Funerals tend to be emotional occasions. When the recently departed was a national sporting hero, the emotions are amplified. Sir John Graham was a New Zealander who played 22 rugby tests for the All Blacks between 1958 and 1964. For three of these tests, he was captain. He later became headmaster of Auckland Grammar School (1973 to 1993).
John Graham was president of the New Zealand Rugby Union (2005 to 2007) and manager of the New Zealand cricket team (1997 to 1999). Graham was awarded a CBE in 1994, he was North & South magazine's New Zealander of the Year in 1999, and in 2009 he received the Distinguished Citizen of Auckland Award. The moving video below is from his 2017 funeral.
After the funeral, as Sir John's coffin was being carried out of St Mary's Church, Parnell, the assembled students of the school where he was headmaster first sang a waiata (a Maori song), then broke into a haka. It was the first time the full student body joined together to perform a haka in the school's 148-year history. In the context of the funeral, the number of haka participants and their school's historic link to Sir John made for an immensely moving spectacle.
Adding to the impact was the indelible link between the haka and the All Black rugby team, of which John Graham was a player and a captain.

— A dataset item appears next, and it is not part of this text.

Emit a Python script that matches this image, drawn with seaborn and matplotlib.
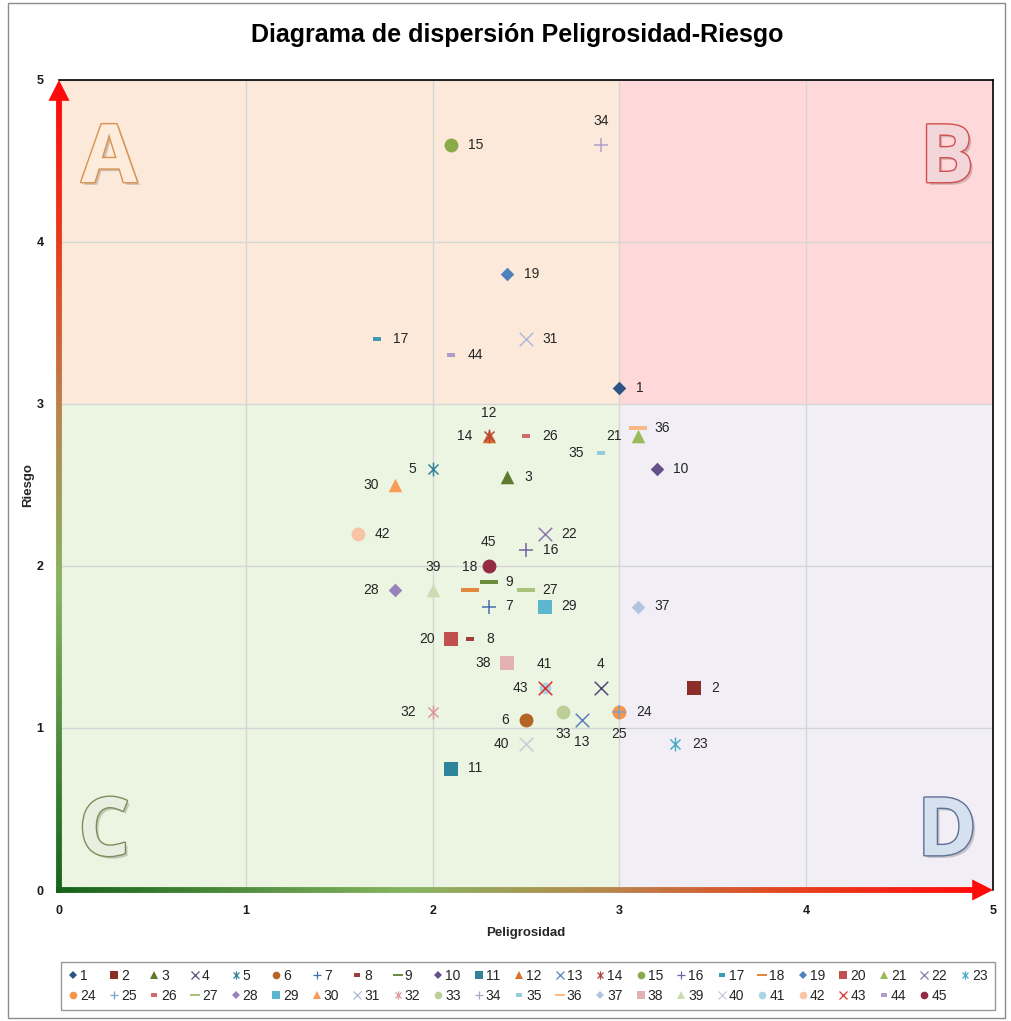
import numpy as np
import pandas as pd
import matplotlib
matplotlib.use("Agg")
import matplotlib.pyplot as plt
import seaborn as sns
from matplotlib.collections import LineCollection
from matplotlib.colors import LinearSegmentedColormap
from matplotlib.lines import Line2D
from matplotlib.path import Path
from matplotlib.patches import Rectangle
import matplotlib.patheffects as pe

# ---------------- data ----------------
ids = list(range(1, 46))
peligrosidad = [3.0, 3.4, 2.4, 2.9, 2.0, 2.5, 2.3, 2.2, 2.3, 3.2,
                2.1, 2.3, 2.8, 2.3, 2.1, 2.5, 1.7, 2.2, 2.4, 2.1,
                3.1, 2.6, 3.3, 3.0, 3.0, 2.5, 2.5, 1.8, 2.6, 1.8,
                2.5, 2.0, 2.7, 2.9, 2.9, 3.1, 3.1, 2.4, 2.0, 2.5,
                2.6, 1.6, 2.6, 2.1, 2.3]
riesgo = [3.1, 1.25, 2.55, 1.25, 2.6, 1.05, 1.75, 1.55, 1.9, 2.6,
          0.75, 2.8, 1.05, 2.8, 4.6, 2.1, 3.4, 1.85, 3.8, 1.55,
          2.8, 2.2, 0.9, 1.1, 1.1, 2.8, 1.85, 1.85, 1.75, 2.5,
          3.4, 1.1, 1.1, 4.6, 2.7, 2.85, 1.75, 1.4, 1.85, 0.9,
          1.25, 2.2, 1.25, 3.3, 2.0]
marker_kind = ["D", "s", "^", "x", "star", "o", "+", "dash", "ldash",
               "D", "s", "^", "x", "star", "o", "+", "dash", "ldash",
               "D", "s", "^", "x", "star", "o", "+", "dash", "ldash",
               "D", "s", "^", "x", "star", "o", "+", "dash", "ldash",
               "D", "s", "^", "x", "o", "o", "x", "dash", "o"]
colors = ["#2E5486", "#8C2D2A", "#5F7A2F", "#5A4A78", "#31859C", "#B66425",
          "#4470AA", "#A03C3A", "#6B8E3C", "#65508A", "#2F849C", "#D9712B",
          "#5B80BA", "#B5473F", "#8BAA4A", "#7962A0", "#3E9DB5", "#E3893F",
          "#4F81BD", "#C0504D", "#9BBB59", "#8E7AAD", "#4BACC6", "#F79646",
          "#7F9FD0", "#CD6C6A", "#A9C47A", "#9A82BB", "#5DB6D0", "#F89C58",
          "#AEBADB", "#DC9A98", "#BCCF98", "#AFA0CC", "#93CDDD", "#F9B88A",
          "#B3C4DE", "#E2B1B1", "#CDDBB3", "#CACAD8", "#A9D4E2", "#F8C3A6",
          "#E0312F", "#B09BCB", "#952A43"]
title = "Diagrama de dispersión Peligrosidad-Riesgo"
xlabel = "Peligrosidad"
ylabel = "Riesgo"
ticks = [0, 1, 2, 3, 4, 5]
quadrant_letters = ["A", "B", "C", "D"]

df = pd.DataFrame({"id": ids, "Peligrosidad": peligrosidad, "Riesgo": riesgo,
                   "kind": marker_kind, "color": colors})

# ---------------- styles ----------------
sns.set_style("white")
plt.rcParams["font.family"] = ["Liberation Sans", "DejaVu Sans"]

MO, LT = Path.MOVETO, Path.LINETO
star_path = Path([(0, -1), (0, 1), (-0.72, -0.72), (0.72, 0.72), (-0.72, 0.72), (0.72, -0.72)],
                 [MO, LT, MO, LT, MO, LT])
dash_path = Path([(-1, -0.45), (1, -0.45), (1, 0.45), (-1, 0.45), (-1, -0.45)],
                 [MO, LT, LT, LT, Path.CLOSEPOLY])
ldash_path = Path([(-1, -0.28), (1, -0.28), (1, 0.28), (-1, 0.28), (-1, -0.28)],
                  [MO, LT, LT, LT, Path.CLOSEPOLY])
mk = {"D": "D", "s": "s", "^": "^", "x": "x", "+": "+", "o": "o",
      "star": star_path, "dash": dash_path, "ldash": ldash_path}
msize = {"D": 48, "s": 100, "^": 95, "x": 95, "+": 95, "o": 100,
         "star": 100, "dash": 28, "ldash": 150}
mlw = {"D": 0, "s": 0, "^": 0, "x": 1.1, "+": 1.1, "o": 0,
       "star": 1.1, "dash": 0, "ldash": 0}
small_size = {41: 70}

label_pos = {5: "l", 6: "l", 14: "l", 20: "l", 21: "l", 28: "l", 30: "l", 32: "l",
             35: "l", 38: "l", 40: "l", 43: "l",
             4: "t", 12: "t", 18: "t", 34: "t", 39: "t", 41: "t", 45: "t",
             13: "b", 25: "b", 33: "b"}

W, H = 1012, 1021
fig = plt.figure(figsize=(W / 100, H / 100), dpi=100)
fig.patch.set_facecolor("white")
ax = fig.add_axes([59 / W, 131 / H, 934 / W, 810 / H])
ax.set_xlim(0, 5)
ax.set_ylim(0, 5)

# quadrant backgrounds
quad_colors = ["#FCE9DA", "#FFD9D9", "#EBF5E1", "#F1EFF5"]
quad_rects = [(0, 3, 3, 2), (3, 3, 2, 2), (0, 0, 3, 3), (3, 0, 2, 3)]
for (x0, y0, w, h), c in zip(quad_rects, quad_colors):
    ax.add_patch(Rectangle((x0, y0), w, h, facecolor=c, edgecolor="none", zorder=0))

ax.set_xticks(ticks)
ax.set_yticks(ticks)
ax.grid(True, color="#D6D6D6", linewidth=1)
ax.set_axisbelow(True)

# quadrant letters
letter_style = [
    ("A", 0.268, 4.37, "#FDEBDC", "#D9914E"),
    ("B", 4.754, 4.37, "#F3D6D9", "#D24E4E"),
    ("C", 0.241, 0.215, "#EAEEE1", "#7E8C5C"),
    ("D", 4.754, 0.215, "#D6E1EF", "#5C7093"),
]
for letter, lx, ly, fc, ec in letter_style:
    ax.text(lx, ly, letter, ha="center", va="baseline", fontsize=58, fontweight="bold",
            family=["Open Sans", "DejaVu Sans"], color=fc, zorder=1,
            path_effects=[pe.withSimplePatchShadow(offset=(2, -2), shadow_rgbFace="#000000", alpha=0.18),
                          pe.Stroke(linewidth=2.0, foreground=ec), pe.Normal()])

# scatter points
for _, r in df.iterrows():
    k = r["kind"]
    s = small_size.get(r["id"], msize[k])
    sns.scatterplot(x=[r["Peligrosidad"]], y=[r["Riesgo"]], marker=mk[k], s=s,
                    color=r["color"], edgecolor=r["color"], linewidth=mlw[k],
                    ax=ax, zorder=4, legend=False)

# data labels
for _, r in df.iterrows():
    p = label_pos.get(r["id"], "r")
    off = {"r": (12, 0), "l": (-12, 0), "t": (0, 17), "b": (0, -16)}[p]
    ha = {"r": "left", "l": "right", "t": "center", "b": "center"}[p]
    ax.annotate(str(r["id"]), (r["Peligrosidad"], r["Riesgo"]), xytext=off,
                textcoords="offset points", ha=ha, va="center", fontsize=10,
                color="#262626", zorder=5)

# spines
for s in ["left", "bottom"]:
    ax.spines[s].set_visible(False)
for s in ["top", "right"]:
    ax.spines[s].set_color("black")
    ax.spines[s].set_linewidth(1.2)

# gradient axes with arrows
cmap = LinearSegmentedColormap.from_list(
    "ax", [(0, "#16621A"), (0.38, "#86B560"), (0.6, "#B8864E"), (0.8, "#E5421F"), (1.0, "#FF0A0A")])
n = 200
yy = np.linspace(-0.02, 4.9, n)
segs = [[(0, yy[i]), (0, yy[i + 1])] for i in range(n - 1)]
lc = LineCollection(segs, colors=cmap(np.linspace(0, 1, n - 1)), linewidths=4.2,
                    clip_on=False, zorder=6, capstyle="butt")
ax.add_collection(lc)
xx = np.linspace(-0.015, 4.93, n)
segs = [[(xx[i], 0), (xx[i + 1], 0)] for i in range(n - 1)]
lc2 = LineCollection(segs, colors=cmap(np.linspace(0, 1, n - 1)), linewidths=4.2,
                     clip_on=False, zorder=6, capstyle="butt")
ax.add_collection(lc2)
ax.annotate("", xy=(0, 5), xytext=(0, 4.88),
            arrowprops=dict(arrowstyle="-|>,head_length=0.75,head_width=0.38", color="#FF0A0A",
                            lw=0, shrinkA=0, shrinkB=0, mutation_scale=20),
            annotation_clip=False, zorder=7)
ax.annotate("", xy=(5, 0), xytext=(4.9, 0),
            arrowprops=dict(arrowstyle="-|>,head_length=0.75,head_width=0.38", color="#FF0A0A",
                            lw=0, shrinkA=0, shrinkB=0, mutation_scale=20),
            annotation_clip=False, zorder=7)

# ticks and labels
ax.tick_params(axis="both", length=0, labelsize=9, labelcolor="#1A1A1A")
ax.tick_params(axis="x", pad=11)
ax.tick_params(axis="y", pad=11)
for lab in ax.get_xticklabels() + ax.get_yticklabels():
    lab.set_fontweight("bold")
ax.set_xlabel(xlabel, fontsize=9.5, fontweight="bold", labelpad=7)
ax.set_ylabel(ylabel, fontsize=9.5, fontweight="bold", labelpad=2)

fig.text(517 / W, 1 - 35 / H, title, ha="center", va="center", fontsize=18,
         fontweight="bold", color="black")

# legend (row-major order: 1..23 on first row, 24..45 on second)
handles = []
leg_ms = {"D": 4.5, "s": 5.5, "^": 5.5, "x": 5.5, "+": 6, "o": 5.5,
          "star": 6, "dash": 5, "ldash": 7}
for _, r in df.iterrows():
    k = r["kind"]
    handles.append(Line2D([0], [0], marker=mk[k], linestyle="None", color=r["color"],
                          markerfacecolor=r["color"], markeredgecolor=r["color"],
                          markeredgewidth=(0.9 if mlw[k] else 0), markersize=leg_ms[k],
                          label=str(r["id"])))
ncols = 23
ordered = []
for j in range(ncols - 1):
    ordered.append(handles[j])
    ordered.append(handles[j + ncols])
ordered.append(handles[ncols - 1])
leg = fig.legend(handles=ordered, loc="center", bbox_to_anchor=(528 / W, 35 / H),
                 ncol=ncols, fontsize=10, handlelength=0.7, handletextpad=0.15,
                 columnspacing=0.95, frameon=True, fancybox=False, borderpad=0.5,
                 labelspacing=0.45, borderaxespad=0)
leg.get_frame().set_edgecolor("#7F7F7F")
leg.get_frame().set_linewidth(1)

# outer chart border
fig.add_artist(Rectangle((8 / W, 3 / H), 997 / W, 1015 / H, transform=fig.transFigure,
                         facecolor="none", edgecolor="#8C8C8C", linewidth=1))

fig.savefig("out.png", dpi=100)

According to Wikipedia, the tradition of performing a haka before a rugby game started "with the 1888–89 New Zealand Native football team tour and has been carried on by the New Zealand rugby union team (known as the All Blacks) since 1905". According to Māori mythology, the haka is not a war dance, as is wrongly assumed, but various dances celebrating life.
The above video captures the history of the haka's association with the All Black rugby team. This association has not been unproblematic. Over the years, there was concern that the traditional significance of the haka long used by the All Blacks to the Ngāti Toa, to whom it belonged, was being lost. According to Wikipipedia, this haka had "become the most performed, the most maligned, the most abused of all haka, and was now the most globally recognised form of cultural appropriation. Specific legal challenges regarding the rights of the Ngāti Toa to be acknowledged as the authors and owners of Ka Mate were eventually settled in a Deed of Settlement between Ngāti Toa and the New Zealand Government and New Zealand Rugby Union agreed in 2009 and signed in 2012". This is the reason the the All Blacks now perform a haka that was specially commissioned for them.
Rest in peace, Sir John Graham. The school that you headed did you proud.